* Source data:
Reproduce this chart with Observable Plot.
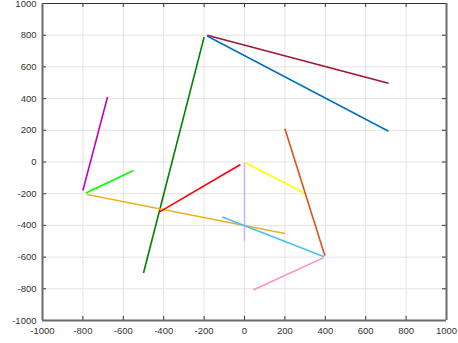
<!DOCTYPE html>
<html>
<head>
<meta charset="utf-8">
<script src="https://cdn.jsdelivr.net/npm/d3@7"></script>
<script src="https://cdn.jsdelivr.net/npm/@observablehq/plot@0.6"></script>
<style>
  html, body { margin: 0; padding: 0; background: #fff; }
  #chart svg { overflow: visible; display: block; }
</style>
</head>
<body>
<div id="chart"></div>
<script>
// Segment data (drawing order)
const names = ["seg 1", "seg 2", "seg 3", "seg 4", "seg 5", "seg 6", "seg 7", "seg 8", "seg 9", "seg 10", "seg 11", "seg 12"];
const x1 = [-500, -185, -185, -800, -785, -780, -420, 5, 0, 200, -110, 45];
const y1 = [-700, 800, 795, -180, -195, -205, -315, -5, -5, 210, -347, -806];
const x2 = [-200, 713, 713, -678, -550, 200, -20, 305, 0, 398, 394, 390];
const y2 = [788, 497, 194, 411, -54, -451, -16, -202, -500, -592, -598, -605];
const colors = ["#007f00", "#a2142f", "#0072bd", "#bf00bf", "#00ff00", "#edb120", "#ff0000", "#ffff00", "#d0b0ff", "#d95319", "#4dbeee", "#ff90c0"];
const ticks = [-1000, -800, -600, -400, -200, 0, 200, 400, 600, 800, 1000];
const domainMin = -1000, domainMax = 1000;

const segments = names.map((n, i) => ({name: n, x1: x1[i], y1: y1[i], x2: x2[i], y2: y2[i]}));

const W = 458, H = 343;
const mL = 42, mR = 12, mT = 3, mB = 23;
const innerH = H - mT - mB;
const innerW = W - mL - mR;
const tickLen = 4;
const tickColor = "#333";
const boxColor = "#6a6a6a";

const chart = Plot.plot({
  width: W,
  height: H,
  marginLeft: mL,
  marginRight: mR,
  marginTop: mT,
  marginBottom: mB,
  style: {fontFamily: "'Liberation Sans', Arial, sans-serif", fontSize: "9.5px", color: "#333", background: "#fff"},
  x: {domain: [domainMin, domainMax], ticks: ticks, label: null},
  y: {domain: [domainMin, domainMax], ticks: ticks, label: null},
  color: {type: "ordinal", domain: names, range: colors},
  marks: [
    Plot.gridX(ticks, {stroke: "#e3e3e3", strokeOpacity: 1, strokeWidth: 1}),
    Plot.gridY(ticks, {stroke: "#e3e3e3", strokeOpacity: 1, strokeWidth: 1}),
    Plot.link(segments, {x1: "x1", y1: "y1", x2: "x2", y2: "y2", stroke: "name", strokeWidth: 1.6}),
    // inward tick marks on all four sides
    Plot.tickX(ticks, {x: d => d, stroke: tickColor, insetTop: innerH - tickLen}),
    Plot.tickX(ticks, {x: d => d, stroke: tickColor, insetBottom: innerH - tickLen}),
    Plot.tickY(ticks, {y: d => d, stroke: tickColor, insetRight: innerW - tickLen}),
    Plot.tickY(ticks, {y: d => d, stroke: tickColor, insetLeft: innerW - tickLen}),
    // box: thin dark top, thicker gray left/bottom/right
    Plot.ruleY([domainMax], {stroke: tickColor, strokeWidth: 1}),
    Plot.ruleX([domainMin], {stroke: boxColor, strokeWidth: 2}),
    Plot.ruleX([domainMax], {stroke: boxColor, strokeWidth: 2}),
    Plot.ruleY([domainMin], {stroke: boxColor, strokeWidth: 2}),
    Plot.axisX(ticks, {anchor: "bottom", tickSize: 0, tickPadding: 7, tickFormat: d => String(d), fill: "#333"}),
    Plot.axisY(ticks, {anchor: "left", tickSize: 0, tickPadding: 6, tickFormat: d => String(d), fill: "#333"})
  ]
});

document.getElementById("chart").appendChild(chart);
</script>
</body>
</html>
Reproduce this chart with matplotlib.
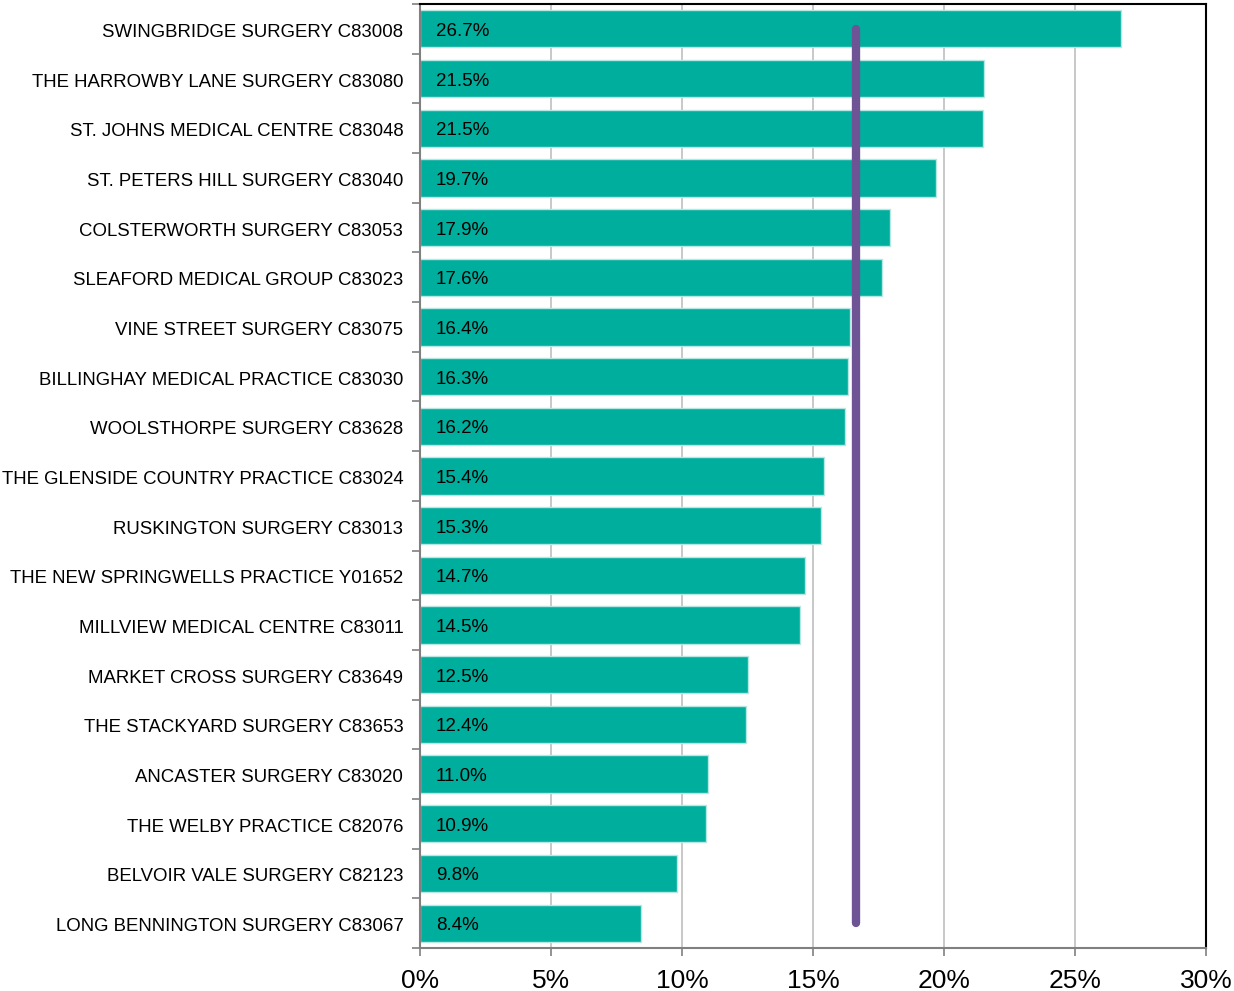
import matplotlib.pyplot as plt
from matplotlib.ticker import FuncFormatter, FixedLocator

plt.rcParams['font.family'] = ['Liberation Sans', 'DejaVu Sans']

# practices, top to bottom
practices = [
    "SWINGBRIDGE SURGERY C83008",
    "THE HARROWBY LANE SURGERY C83080",
    "ST. JOHNS MEDICAL CENTRE C83048",
    "ST. PETERS HILL SURGERY C83040",
    "COLSTERWORTH SURGERY C83053",
    "SLEAFORD MEDICAL GROUP C83023",
    "VINE STREET SURGERY C83075",
    "BILLINGHAY MEDICAL PRACTICE C83030",
    "WOOLSTHORPE SURGERY C83628",
    "THE GLENSIDE COUNTRY PRACTICE C83024",
    "RUSKINGTON SURGERY C83013",
    "THE NEW SPRINGWELLS PRACTICE Y01652",
    "MILLVIEW MEDICAL CENTRE C83011",
    "MARKET CROSS SURGERY C83649",
    "THE STACKYARD SURGERY C83653",
    "ANCASTER SURGERY C83020",
    "THE WELBY PRACTICE C82076",
    "BELVOIR VALE SURGERY C82123",
    "LONG BENNINGTON SURGERY C83067",
]
values = [26.7, 21.5, 21.5, 19.7, 17.9, 17.6, 16.4, 16.3, 16.2, 15.4,
          15.3, 14.7, 14.5, 12.5, 12.4, 11.0, 10.9, 9.8, 8.4]
# exact bar lengths (labels are rounded)
bar_lengths = [26.75, 21.52, 21.48, 19.68, 17.95, 17.63, 16.4, 16.33, 16.23, 15.42,
               15.32, 14.68, 14.52, 12.5, 12.46, 11.0, 10.9, 9.82, 8.45]
average = 16.65

teal = '#00AE9D'
purple = '#6E5494'

fig = plt.figure(figsize=(12.34, 9.91), dpi=100)
ax = fig.add_axes([420 / 1234, 1 - 948 / 991, 786 / 1234, 944 / 991])

y = list(range(len(practices)))
ax.barh(y, bar_lengths, height=0.75, color=teal, edgecolor='#B8E6E0', linewidth=1, zorder=2)

for yi, v in zip(y, values):
    ax.text(0.6, yi + 0.05, f"{v:.1f}%", va='center', ha='left', fontsize=13.5, zorder=3)

# average line
ax.plot([average, average], [y[0], y[-1]], color=purple, linewidth=6,
        solid_capstyle='round', zorder=4)

ax.set_xlim(0, 30)
ax.set_ylim(len(practices) - 0.5, -0.5)
ax.set_xticks([0, 5, 10, 15, 20, 25, 30])
ax.xaxis.set_major_formatter(FuncFormatter(lambda v, p: f"{int(v)}%"))
ax.tick_params(axis='x', labelsize=19, length=6, color='#808080', width=1.2, pad=9)
ax.xaxis.grid(True, color='#BFBFBF', linewidth=1.2, zorder=0)
ax.set_axisbelow(True)

ax.set_yticks([i + 0.03 for i in y])
ax.set_yticklabels(practices, fontsize=13.4)
ax.yaxis.set_minor_locator(FixedLocator([i - 0.5 for i in range(len(practices) + 1)]))
ax.tick_params(axis='y', which='major', length=0, pad=12)
ax.tick_params(axis='y', which='minor', length=6, color='#808080', width=1.2)

ax.spines['left'].set_color('#808080')
ax.spines['bottom'].set_color('#808080')
ax.spines['left'].set_linewidth(1.5)
ax.spines['bottom'].set_linewidth(1.5)
ax.spines['top'].set_color('black')
ax.spines['right'].set_color('black')
ax.spines['top'].set_linewidth(1.5)
ax.spines['right'].set_linewidth(1.5)

fig.savefig('out.png', dpi=100)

* What to work on: Without the images, write out each line of the data verbatim.

* Solution for this task:
Reproduce this chart with Observable Plot.
<!DOCTYPE html>
<html>
<head>
<meta charset="utf-8">
<script src="https://cdn.jsdelivr.net/npm/d3@7"></script>
<script src="https://cdn.jsdelivr.net/npm/@observablehq/plot@0.6"></script>
<style>
  html, body { margin: 0; padding: 0; background: #fff; }
  #chart svg { overflow: visible; display: block; }
</style>
</head>
<body>
<div id="chart"></div>
<script>
// Segment data (drawing order)
const names = ["seg 1", "seg 2", "seg 3", "seg 4", "seg 5", "seg 6", "seg 7", "seg 8", "seg 9", "seg 10", "seg 11", "seg 12"];
const x1 = [-500, -185, -185, -800, -785, -780, -420, 5, 0, 200, -110, 45];
const y1 = [-700, 800, 795, -180, -195, -205, -315, -5, -5, 210, -347, -806];
const x2 = [-200, 713, 713, -678, -550, 200, -20, 305, 0, 398, 394, 390];
const y2 = [788, 497, 194, 411, -54, -451, -16, -202, -500, -592, -598, -605];
const colors = ["#007f00", "#a2142f", "#0072bd", "#bf00bf", "#00ff00", "#edb120", "#ff0000", "#ffff00", "#d0b0ff", "#d95319", "#4dbeee", "#ff90c0"];
const ticks = [-1000, -800, -600, -400, -200, 0, 200, 400, 600, 800, 1000];
const domainMin = -1000, domainMax = 1000;

const segments = names.map((n, i) => ({name: n, x1: x1[i], y1: y1[i], x2: x2[i], y2: y2[i]}));

const W = 458, H = 343;
const mL = 42, mR = 12, mT = 3, mB = 23;
const innerH = H - mT - mB;
const innerW = W - mL - mR;
const tickLen = 4;
const tickColor = "#333";
const boxColor = "#6a6a6a";

const chart = Plot.plot({
  width: W,
  height: H,
  marginLeft: mL,
  marginRight: mR,
  marginTop: mT,
  marginBottom: mB,
  style: {fontFamily: "'Liberation Sans', Arial, sans-serif", fontSize: "9.5px", color: "#333", background: "#fff"},
  x: {domain: [domainMin, domainMax], ticks: ticks, label: null},
  y: {domain: [domainMin, domainMax], ticks: ticks, label: null},
  color: {type: "ordinal", domain: names, range: colors},
  marks: [
    Plot.gridX(ticks, {stroke: "#e3e3e3", strokeOpacity: 1, strokeWidth: 1}),
    Plot.gridY(ticks, {stroke: "#e3e3e3", strokeOpacity: 1, strokeWidth: 1}),
    Plot.link(segments, {x1: "x1", y1: "y1", x2: "x2", y2: "y2", stroke: "name", strokeWidth: 1.6}),
    // inward tick marks on all four sides
    Plot.tickX(ticks, {x: d => d, stroke: tickColor, insetTop: innerH - tickLen}),
    Plot.tickX(ticks, {x: d => d, stroke: tickColor, insetBottom: innerH - tickLen}),
    Plot.tickY(ticks, {y: d => d, stroke: tickColor, insetRight: innerW - tickLen}),
    Plot.tickY(ticks, {y: d => d, stroke: tickColor, insetLeft: innerW - tickLen}),
    // box: thin dark top, thicker gray left/bottom/right
    Plot.ruleY([domainMax], {stroke: tickColor, strokeWidth: 1}),
    Plot.ruleX([domainMin], {stroke: boxColor, strokeWidth: 2}),
    Plot.ruleX([domainMax], {stroke: boxColor, strokeWidth: 2}),
    Plot.ruleY([domainMin], {stroke: boxColor, strokeWidth: 2}),
    Plot.axisX(ticks, {anchor: "bottom", tickSize: 0, tickPadding: 7, tickFormat: d => String(d), fill: "#333"}),
    Plot.axisY(ticks, {anchor: "left", tickSize: 0, tickPadding: 6, tickFormat: d => String(d), fill: "#333"})
  ]
});

document.getElementById("chart").appendChild(chart);
</script>
</body>
</html>
Reproduce this chart with matplotlib.
import matplotlib.pyplot as plt
from matplotlib.ticker import FuncFormatter, FixedLocator

plt.rcParams['font.family'] = ['Liberation Sans', 'DejaVu Sans']

# practices, top to bottom
practices = [
    "SWINGBRIDGE SURGERY C83008",
    "THE HARROWBY LANE SURGERY C83080",
    "ST. JOHNS MEDICAL CENTRE C83048",
    "ST. PETERS HILL SURGERY C83040",
    "COLSTERWORTH SURGERY C83053",
    "SLEAFORD MEDICAL GROUP C83023",
    "VINE STREET SURGERY C83075",
    "BILLINGHAY MEDICAL PRACTICE C83030",
    "WOOLSTHORPE SURGERY C83628",
    "THE GLENSIDE COUNTRY PRACTICE C83024",
    "RUSKINGTON SURGERY C83013",
    "THE NEW SPRINGWELLS PRACTICE Y01652",
    "MILLVIEW MEDICAL CENTRE C83011",
    "MARKET CROSS SURGERY C83649",
    "THE STACKYARD SURGERY C83653",
    "ANCASTER SURGERY C83020",
    "THE WELBY PRACTICE C82076",
    "BELVOIR VALE SURGERY C82123",
    "LONG BENNINGTON SURGERY C83067",
]
values = [26.7, 21.5, 21.5, 19.7, 17.9, 17.6, 16.4, 16.3, 16.2, 15.4,
          15.3, 14.7, 14.5, 12.5, 12.4, 11.0, 10.9, 9.8, 8.4]
# exact bar lengths (labels are rounded)
bar_lengths = [26.75, 21.52, 21.48, 19.68, 17.95, 17.63, 16.4, 16.33, 16.23, 15.42,
               15.32, 14.68, 14.52, 12.5, 12.46, 11.0, 10.9, 9.82, 8.45]
average = 16.65

teal = '#00AE9D'
purple = '#6E5494'

fig = plt.figure(figsize=(12.34, 9.91), dpi=100)
ax = fig.add_axes([420 / 1234, 1 - 948 / 991, 786 / 1234, 944 / 991])

y = list(range(len(practices)))
ax.barh(y, bar_lengths, height=0.75, color=teal, edgecolor='#B8E6E0', linewidth=1, zorder=2)

for yi, v in zip(y, values):
    ax.text(0.6, yi + 0.05, f"{v:.1f}%", va='center', ha='left', fontsize=13.5, zorder=3)

# average line
ax.plot([average, average], [y[0], y[-1]], color=purple, linewidth=6,
        solid_capstyle='round', zorder=4)

ax.set_xlim(0, 30)
ax.set_ylim(len(practices) - 0.5, -0.5)
ax.set_xticks([0, 5, 10, 15, 20, 25, 30])
ax.xaxis.set_major_formatter(FuncFormatter(lambda v, p: f"{int(v)}%"))
ax.tick_params(axis='x', labelsize=19, length=6, color='#808080', width=1.2, pad=9)
ax.xaxis.grid(True, color='#BFBFBF', linewidth=1.2, zorder=0)
ax.set_axisbelow(True)

ax.set_yticks([i + 0.03 for i in y])
ax.set_yticklabels(practices, fontsize=13.4)
ax.yaxis.set_minor_locator(FixedLocator([i - 0.5 for i in range(len(practices) + 1)]))
ax.tick_params(axis='y', which='major', length=0, pad=12)
ax.tick_params(axis='y', which='minor', length=6, color='#808080', width=1.2)

ax.spines['left'].set_color('#808080')
ax.spines['bottom'].set_color('#808080')
ax.spines['left'].set_linewidth(1.5)
ax.spines['bottom'].set_linewidth(1.5)
ax.spines['top'].set_color('black')
ax.spines['right'].set_color('black')
ax.spines['top'].set_linewidth(1.5)
ax.spines['right'].set_linewidth(1.5)

fig.savefig('out.png', dpi=100)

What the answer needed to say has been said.